Vino a hacerme un regalo. Quizás el más bello que he tenido en la vida. Nuestras relaciones habían sido hasta ese día como todas las relaciones, una serie de intercambios teñidos de ambos lados, seamos realistas, de cierto interés. Venía a visitarme, alegrando mi soledad, y yo lo invitaba a comer, halagando su finísimo paladar. Me lo agradecía afectuosamente, y yo me enorgullecía de haber sabido procurarle un real placer. Disfrutábamos también, no hay razón de ocultarlo, de agradables momentos de tierna intimidad. Pero a menudo pasaba ante mi casa sin concederme ni siquiera una mísera mirada; y a mí me sucedía olvidar por completo que él existía. Era orgulloso y su confianza no era fácil de obtener. No puedo decir que lo conocía de verdad. Se conoce difícilmente al otro y, paradójicamente, aún menos a quienes frecuentamos con frecuencia. Habría que desaparecer ante nosotros mismos para no perturbar la percepción de la realidad del otro con el espejo deformador de nuestra propia y estorbadora sustancia. O por lo menos, ante la imposibilidad de desaparecer, habría que lograr liberarse del yugo de nuestros deseos y expectativas, también de nuestros miedos, así como de todo lo que condiciona la relación. Faltaría aún, o sobre todo, que el otro acepte mostrarse ante nosotros tal cual es. Esto ocurre raramente.
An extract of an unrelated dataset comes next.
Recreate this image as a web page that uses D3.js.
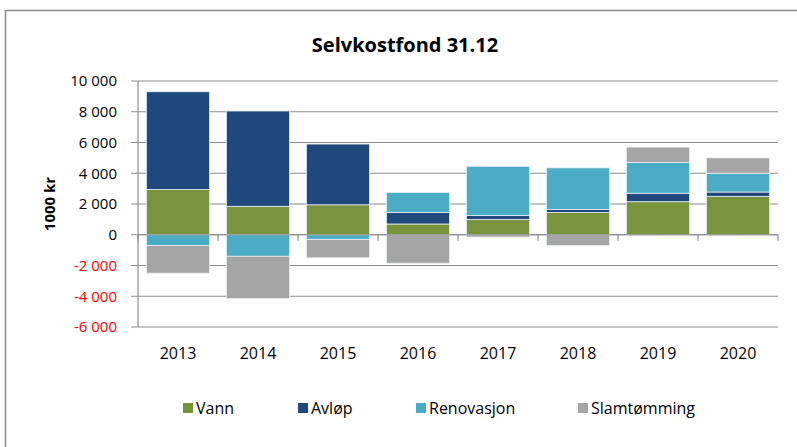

Una vez, años atrás, lo traje a mi casa después de haberlo cruzado en la calle tan a mal traer que asustaba verlo. Hice entonces lo único que sabía con certeza que él apreciaba de mí: le preparé un guiso de los más exquisitos y se lo serví. Se acercó al plato haciendo un esfuerzo inmenso, me parece verlo aún, y a pesar de lo mal que se encontraba, ingirió varios bocados, lo que logró calmar mi inquietud. Estaba segura de que si lograba despertar su apetito su deseo de vivir triunfaría; y los hechos me dieron razón.

Creí que había olvidado por completo este episodio hasta ese día, después de una larga ausencia, en que vino por última vez. Fue en esa oportunidad, cuando su gesto no podía obligarme a ninguna gratitud, nuestra relación libre ya de todo mañana, que me hizo el regalo extraordinario de ofrecerse a mi mirada. Sus ojos brillaban con una profundidad extraña y expresaban sin palabras su propia y deslumbrante realidad. No esperaba nada, ni siquiera compasión, estaba mucho más allá, la inminencia de su muerte era evidente; lo que quiso ofrecerme, y lo sentí con fuerza, fue que yo goce del inmenso privilegio de admirar toda su grandeza.

Después, bajó del sillón, donde lo había instalado, y me pidió que lo dejara partir. Con los ojos empañados por las lágrimas le abrí la puerta. Se fue sin un ruido, dignamente, al ritmo de su suave andar felino.

Sigo sin entender que su desaparición me haya afectado tanto. Sus amos nunca dieron con su paradero.